Im Mai 2018 wird im Louvre (wo denn sonst?) - wieder einmal mehr - Kunstgeschichte (um-)geschrieben. Die weltberühmten Superstars der Popmusik - Beyoncé und ihr Ehemann Jay-Z - drehen, vor der coolen Global-Ikone der Mona Lisa (vor wem sonst?), einen Videoclip für ihre neueste Single "Apeshit". Sie tanzen und posieren auch vor anderen Meisterwerken wie etwa Gericaults "Floß der Medusa" und machen damit deutlich, dass es in der weißen, westlichen Kunst auch schwarze Körper (wie auch Gericaults Bild) gibt: Diese Körper sind weiblich, aktiv und attraktiv, stark und selbstbewusst. Kunst ist aktives Handeln mit alten und neuen Bildern - und nicht nur stille, in sich gekehrte Bewunderung.

Mit solchen kurzen, auf den Punkt hin genau geschriebenen Kunst-Geschichten macht die britische Autorin Charlotte Mullins klar, wie sie heute Kunstgeschichte als Gegenwartsanalyse schreibt.
Sie agiert dabei nicht mehr aus der tradierten Sicht einer westlichen, weißen Perspektive einer gebildeten Kunstgeschichte, sondern vielmehr aus der Perspektive einer globalisierten Gleichzeitigkeit, in der Kunst aus sämtlichen Erdteilen und historischen Zeiten parallel erzählt wird und diese zu einem großen gegenwärtigen Tableau von aktuellen politischen Haltungen, sozialen Einstellungen und mentalen Identitäten verknüpft werden. Zeitlich reicht die Spanne ihrer Darstellung, die fast wie ein Film-Drehbuch wirkt, von den frühesten Höhlenmalereien bis hin zur jüngsten Spekulation mit NFTs.
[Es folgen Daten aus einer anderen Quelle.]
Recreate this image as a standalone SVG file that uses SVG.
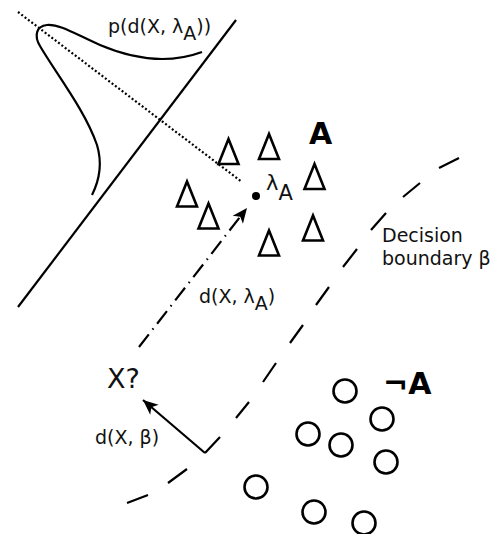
<svg xmlns="http://www.w3.org/2000/svg" width="499" height="534" viewBox="0 0 499 534">
  <style>
    .ln { fill: none; stroke: #000; stroke-width: 2.2; }
    .lbl { font-family: "DejaVu Sans", sans-serif; font-size: 19px; fill: #111; }
    .big { font-family: "DejaVu Sans", sans-serif; font-weight: bold; font-size: 30px; fill: #000; }
    .tri { fill: none; stroke: #000; stroke-width: 2.6; stroke-linejoin: miter; }
    .circ { fill: none; stroke: #000; stroke-width: 2.6; }
  </style>
  <defs>
    <path id="tri" d="M0,-12.5 L10,12.5 L-10,12.5 Z"/>
    <marker id="head" viewBox="-16 -8 18 16" markerWidth="18" markerHeight="16" refX="0" refY="0" orient="auto" markerUnits="userSpaceOnUse">
      <path d="M0,0 L-15,-6.5 L-11,0 L-15,6.5 Z" fill="#000"/>
    </marker>
  </defs>
  <rect width="499" height="534" fill="#fff"/>

  <!-- projection axis, its normal and the density curve -->
  <g id="axis">
    <line class="ln" x1="236" y1="20" x2="18" y2="307"/>
    <line class="ln" x1="18" y1="12" x2="242" y2="182" stroke-dasharray="2 2.2"/>
    <path class="ln" d="M202,52 C175,62 140,62 100,45 C75,34 60,24 47,25 C36,26 34,36 40,46 C55,72 85,110 97,145 C103,165 98,183 92,195"/>
    <text class="lbl" x="108" y="33">p(d(X, λ<tspan dy="7">A</tspan><tspan dy="-7">))</tspan></text>
  </g>

  <!-- class A samples -->
  <g id="class-a">
    <use href="#tri" class="tri" x="228.5" y="151.5"/>
    <use href="#tri" class="tri" x="269" y="146.5"/>
    <use href="#tri" class="tri" x="187" y="194"/>
    <use href="#tri" class="tri" x="208.5" y="216"/>
    <use href="#tri" class="tri" x="314.5" y="176.5"/>
    <use href="#tri" class="tri" x="269" y="243"/>
    <use href="#tri" class="tri" x="313" y="228"/>
    <text class="big" x="309" y="144">A</text>
  </g>

  <!-- class mean -->
  <g id="mean">
    <circle cx="256" cy="196" r="4" fill="#000"/>
    <text class="lbl" x="266" y="190" style="font-size:21px">λ<tspan dy="10">A</tspan></text>
  </g>

  <!-- class not-A samples -->
  <g id="class-not-a">
    <circle class="circ" cx="345" cy="391" r="11.5"/>
    <circle class="circ" cx="382" cy="419" r="11.5"/>
    <circle class="circ" cx="308" cy="434" r="11.5"/>
    <circle class="circ" cx="341" cy="445" r="11.5"/>
    <circle class="circ" cx="386" cy="462" r="11.5"/>
    <circle class="circ" cx="256" cy="487" r="11.5"/>
    <circle class="circ" cx="314" cy="512" r="11.5"/>
    <circle class="circ" cx="364" cy="523" r="11.5"/>
    <text class="big" x="383" y="394">¬A</text>
  </g>

  <!-- decision boundary -->
  <g id="boundary">
    <path class="ln" d="M127,503 L148,495 M168,483 L187,469 M205,453 L220,437 M236,418 L249,402 M263,382 L276,363 M290,343 L303,325 M316,305 L329,287 M343,267 L357,249 M371,230 L386,213 M403,197 L420,183 M439,168 L459,158"/>
    <text class="lbl" x="382" y="242">Decision</text>
    <text class="lbl" x="382" y="265">boundary β</text>
  </g>

  <!-- query point -->
  <g id="query">
    <text class="lbl" x="107" y="388" style="font-size:27px">X?</text>
  </g>

  <!-- distances -->
  <g id="connectors">
    <line class="ln" x1="139" y1="347" x2="247" y2="208" stroke-dasharray="16 6 1.5 6" marker-end="url(#head)"/>
    <line class="ln" x1="205" y1="453" x2="143" y2="400" marker-end="url(#head)"/>
    <text class="lbl" x="199" y="303">d(X, λ<tspan dy="7">A</tspan><tspan dy="-7">)</tspan></text>
    <text class="lbl" x="95" y="444">d(X, β)</text>
  </g>
</svg>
Keine ganz schlechte Performance möchte man da sagen.

Anders als Ernst H. Gombrichs millionenfach verkaufte "Weltgeschichte der Kunst" (zuerst 1950) besticht Mullins globale Kunstgeschichte, indem sie genau keine klassische Entwicklungsgeschichte von (westlicher) Kunst von Meisterwerken anbietet, sondern auf spannende Weise erzählt, wie heute gleichzeitig höchst unterschiedliche Kunstbegegnungen im Livemodus in Szene gesetzt werden. Mullins gelingt es so, den bildungsbürgerlichen Charme der Kunstgeschichte in die Probleme und Attraktionen eines gegenwärtigen Kunstgeschehens zu übersetzen. Dass dabei endlich der Blick auf unbekannte Künstlerinnen, die Fragen von Körperlichkeit oder auch Ideen der sozialen Gerechtigkeit in den Fokus rücken, macht dieser Band - auf eine typisch englisch-pragmatische Weise - deutlich. Diese Sammlung von diversen Geschichten zur Kunst sei, so war im DLF zu hören, "ein echtes Lektürevergnügen". Mullins Zugriff auf die Kunst ist handfest und direkt, ihr Stil kein bisschen verblasen. Ihr Credo dabei ist: „Kunst kann uns helfen, die Welt und unseren Platz in ihr mit anderen Augen zu sehen und ein wenig klarer zu bestimmen." notierte der Kulturredakteur Thorsten Jantschek. Diesem Lob kann man aus voller Überzeugung zustimmen! Der anerkannte Klassiker Gombrich hat endlich eine ernst zu nehmende zeitgenössische Konkurrentin bekommen.

01.03.2024
Michael Kröger
Die Geschichte der Kunst. Mullins, Charlotte. Übersetzt von Jendricke, Bernhard; Prummer-Lehmair, Christa; Wollermann, Thomas. 464 S. 173 Abb. 24 x 15,8 cm. Gb. C.H. Beck Verlag, München 2023. EUR 38,00.